The international security situation is now so serious and has escalated to such a level that it can no longer be resolved by appeasing Russia or seeking some kind of compromise peace. Instead, Russia must lose in Ukraine and be seen to lose.
This is not the case at the moment. On the contrary, Putin is more confident than ever of victory and sees no reason to stop the war. He is projecting power around the world and has successfully built a coalition of authoritarian powers, including China, Iran, and North Korea, all of whom support the war in Ukraine and share Moscow’s goal of overthrowing the existing world order.
On the domestic front, Putin has managed to put the Russian economy on a war footing and find new partners to compensate for the collapse of relations with the West. He is openly preparing for a long war and is counting on the West's lack of resolve to confront him.
To stop the war, Putin must be convinced that continuing to invade Ukraine would be disastrous for Russia. This requires a set of measures designed to weaken Russia's position both economically and militarily.
Russia’s economic prospects are already being damaged by the war and could become much worse if Western leaders take the necessary steps. There is a clear need for greater coordination between the United States, Britain, the EU and other countries involved in sanctioning Russia’s war effort. Enforcement of existing sanctions remains inadequate, while tougher measures are needed to prosecute proxies.
Economic hardship alone will not force Putin to the negotiating table. He must also be forced to face the prospect of military defeat. This will require a major change in thinking among Ukraine’s partners. Ukraine is currently locked into a defensive war of attrition, with the goal of inflicting unacceptable losses on the invading Russians. However, Putin clearly has a very high tolerance for losses and can also call upon vast untapped reserves of manpower to replenish the depleted ranks of his army. If the current war of attrition continues, Russia will eventually and inevitably win.

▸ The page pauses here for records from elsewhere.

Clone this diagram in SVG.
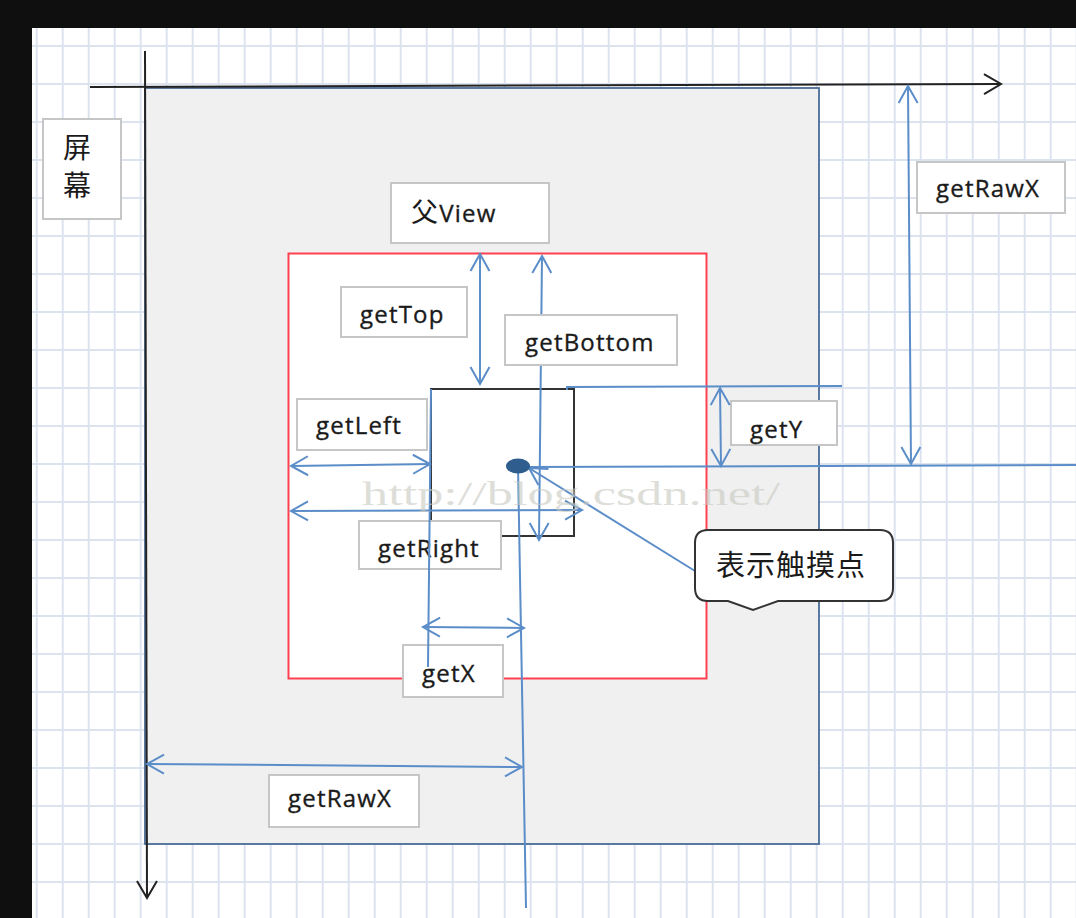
<svg xmlns="http://www.w3.org/2000/svg" width="1076" height="918" viewBox="0 0 1076 918">
<style>
.lbl{fill:#fff;stroke:#c6c6c6;stroke-width:2}
.t{font-family:"Open Sans","Noto Sans CJK SC",sans-serif;font-size:24px;letter-spacing:1.2px;fill:#1a1a1a;stroke:#1a1a1a;stroke-width:0.35px}
.cjk{font-family:"Noto Sans CJK SC",sans-serif;fill:#1a1a1a}
.c{fill:none;stroke:#5b8dc9;stroke-width:2}
.ax{fill:none;stroke:#222;stroke-width:2}
</style>
<defs>
<pattern id="grid" patternUnits="userSpaceOnUse" x="35.7" y="45" width="26" height="38">
<rect x="0" y="0" width="2" height="38" fill="#dce3ee"/>
<rect x="0" y="0" width="26" height="2" fill="#dce3ee"/>
</pattern>
<marker id="ab" viewBox="-20 -12 24 24" refX="0" refY="0" markerWidth="24" markerHeight="24" markerUnits="userSpaceOnUse" orient="auto-start-reverse">
<path d="M-17,-9.5 L0,0 L-17,9.5" fill="none" stroke="#5b8dc9" stroke-width="2"/>
</marker>
<marker id="ak" viewBox="-20 -12 24 24" refX="0" refY="0" markerWidth="24" markerHeight="24" markerUnits="userSpaceOnUse" orient="auto">
<path d="M-17,-10 L0,0 L-17,10" fill="none" stroke="#222" stroke-width="2"/>
</marker>
</defs>
<rect x="0" y="0" width="1076" height="918" fill="#0f0f0f"/>
<rect x="32" y="28" width="1044" height="890" fill="#fff"/>
<rect x="32" y="28" width="1044" height="890" fill="url(#grid)"/>

<g id="screen-area">
<rect x="145" y="88" width="674" height="756" fill="#f0f0f0" stroke="#4a6c98" stroke-width="1.8"/>
</g>
<g id="axes">
<line class="ax" x1="90" y1="87" x2="1001" y2="84" marker-end="url(#ak)"/>
<line class="ax" x1="145" y1="51" x2="147" y2="898" marker-end="url(#ak)"/>
</g>
<g id="parent-view">
<rect x="288.5" y="253.5" width="418" height="425" fill="#fff" stroke="#ff4050" stroke-width="2"/>
</g>
<g id="child-view">
<rect x="431" y="389" width="143" height="147" fill="#fff" stroke="#333" stroke-width="2"/>
</g>
<g id="label-screen">
<rect class="lbl" x="43" y="119" width="78" height="100"/>
<text class="cjk" x="77" y="158" font-size="28" text-anchor="middle">屏</text>
<text class="cjk" x="77" y="196" font-size="28" text-anchor="middle">幕</text>
</g>
<g id="label-parentview">
<rect class="lbl" x="391" y="183" width="158" height="60"/>
<text class="t" x="411" y="222"><tspan class="cjk" font-size="27" stroke-width="0">父</tspan>View</text>
</g>
<g id="label-gettop">
<rect class="lbl" x="341" y="287" width="126" height="50"/>
<text class="t" x="360" y="323">getTop</text>
</g>
<g id="label-getleft">
<rect class="lbl" x="297" y="399" width="130" height="51"/>
<text class="t" x="316" y="434">getLeft</text>
</g>
<g id="label-getright">
<rect class="lbl" x="359" y="521" width="142" height="48"/>
<text class="t" x="378" y="557">getRight</text>
</g>
<g id="label-getx">
<rect class="lbl" x="403" y="645" width="100" height="52"/>
<text class="t" x="422" y="682">getX</text>
</g>
<g id="label-gety">
<rect class="lbl" x="731" y="401" width="106" height="44"/>
<text class="t" x="750" y="438">getY</text>
</g>
<g id="label-getrawx-right">
<rect class="lbl" x="917" y="162" width="148" height="51"/>
<text class="t" x="936" y="197">getRawX</text>
</g>
<g id="label-getrawx-bottom">
<rect class="lbl" x="269" y="775" width="150" height="52"/>
<text class="t" x="288" y="807">getRawX</text>
</g>

<g id="connectors">
<line class="c" x1="480" y1="254" x2="480" y2="384" marker-start="url(#ab)" marker-end="url(#ab)"/>
<line class="c" x1="542" y1="256" x2="539" y2="540" marker-start="url(#ab)" marker-end="url(#ab)"/>
<line class="c" x1="291" y1="466" x2="430" y2="464" marker-start="url(#ab)" marker-end="url(#ab)"/>
<line class="c" x1="291" y1="511" x2="582" y2="510" marker-start="url(#ab)" marker-end="url(#ab)"/>
<line class="c" x1="720" y1="388" x2="721" y2="466" marker-start="url(#ab)" marker-end="url(#ab)"/>
<line class="c" x1="908" y1="86" x2="911" y2="464" marker-start="url(#ab)" marker-end="url(#ab)"/>
<line class="c" x1="423" y1="627" x2="524" y2="628" marker-start="url(#ab)" marker-end="url(#ab)"/>
<line class="c" x1="147" y1="764" x2="522" y2="767" marker-start="url(#ab)" marker-end="url(#ab)"/>
<line class="c" x1="528" y1="467" x2="1076" y2="465"/>
<path class="c" d="M567,390 L567,387 L842,386"/>
<line class="c" x1="431" y1="389" x2="428" y2="667"/>
<line class="c" x1="518" y1="466" x2="526" y2="908"/>
<line class="c" x1="695" y1="571" x2="529" y2="468" marker-end="url(#ab)"/>
</g>

<g id="label-getbottom">
<rect class="lbl" x="505" y="315" width="172" height="50"/>
<text class="t" x="525" y="351">getBottom</text>
</g>
<g id="touch-point">
<ellipse cx="518" cy="466" rx="12" ry="7.5" fill="#2f5d8e"/>
</g>
<g id="callout">
<path d="M708,530 H880 Q893,530 893,543 V588 Q893,601 880,601 H778 L753,610 L728,601 H708 Q695,601 695,588 V543 Q695,530 708,530 Z" fill="#fff" stroke="#333" stroke-width="2"/>
<text class="cjk" x="791" y="576" font-size="29" letter-spacing="1" text-anchor="middle">表示触摸点</text>
</g>
<text x="362" y="505" font-family="Liberation Serif, serif" font-size="34" textLength="418" lengthAdjust="spacingAndGlyphs" fill="#c8c8c0" fill-opacity="0.6">http://blog.csdn.net/</text>
</svg>
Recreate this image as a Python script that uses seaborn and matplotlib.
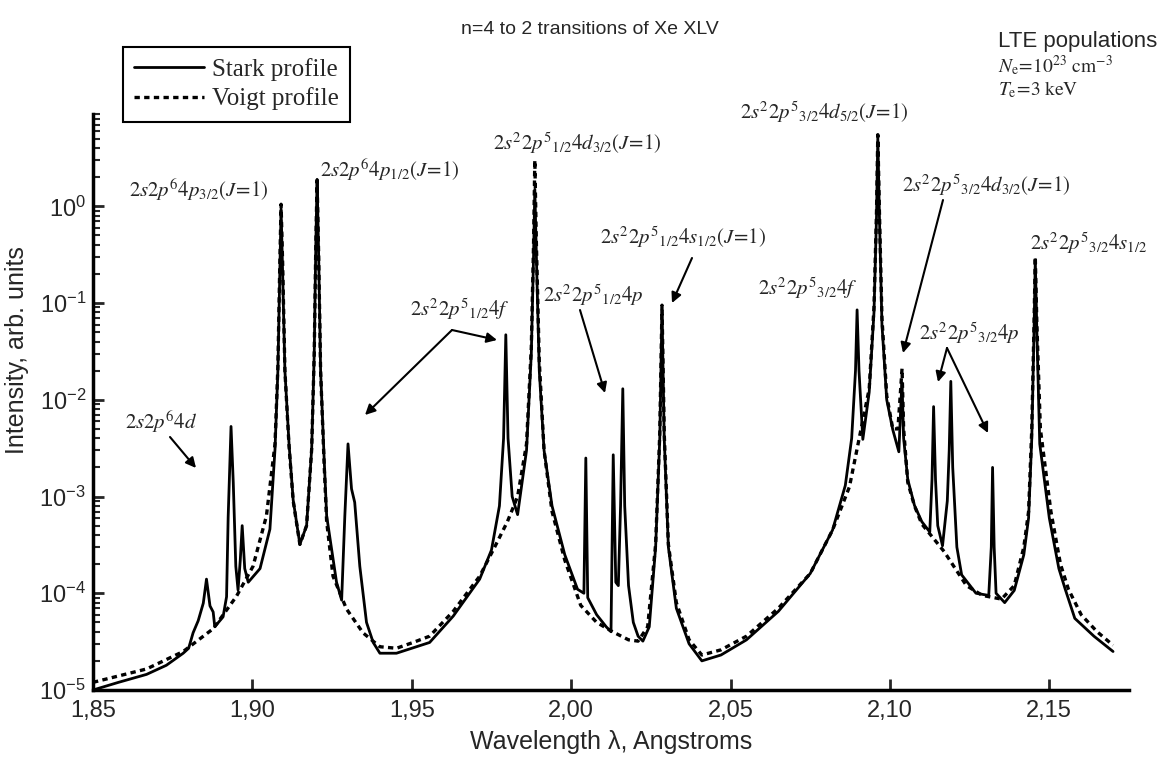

Instead, Ukraine must be equipped to defeat Russia on the battlefield. Ukraine’s military has repeatedly demonstrated its ability to defeat Russia, but it currently lacks the military capability to turn local victories into a winning position in war. This must change.
Western fears of escalation mean that Kyiv continues to be denied a wide range of weapons and faces limitations in its ability to defend itself. As a result of this overly cautious approach, the Kremlin can wage an all-out war against Ukraine without fear of major counterattacks inside Russia. Putin also enjoys an overwhelming advantage in firepower, including a much larger and more advanced air force. No NATO member state would even consider waging a war without adequate air power, but that is what Ukraine is now expected to do.
Until now, the West has armed Ukraine to survive. Putin will not stop invading until he is convinced that Western leaders are determined to arm Ukraine to win. Ukraine’s military needs are well known. What is missing is the necessary political will to act. That means fighter jets, long-range missiles, armored vehicles, and artillery in large quantities, as well as vastly improved drone and electronic warfare capabilities.
By providing Ukraine with sufficient military aid, the West could finally force Putin to rethink the current war, and create a powerful deterrent that could prevent further Russian aggression. Anything less would simply create a lull in the fighting that Putin would use to rearm and prepare for the next phase of his war against the West. The cost of stopping Russia in Ukraine is high, but it would be dwarfed by the cost of a new authoritarian world order if Putin were allowed to invade.
Andriy Zagorodnyuk is the Chairman of the Center for Defense Strategies and an adviser to the Government of Ukraine. He previously served as the Minister of Defense of Ukraine (2019–2020).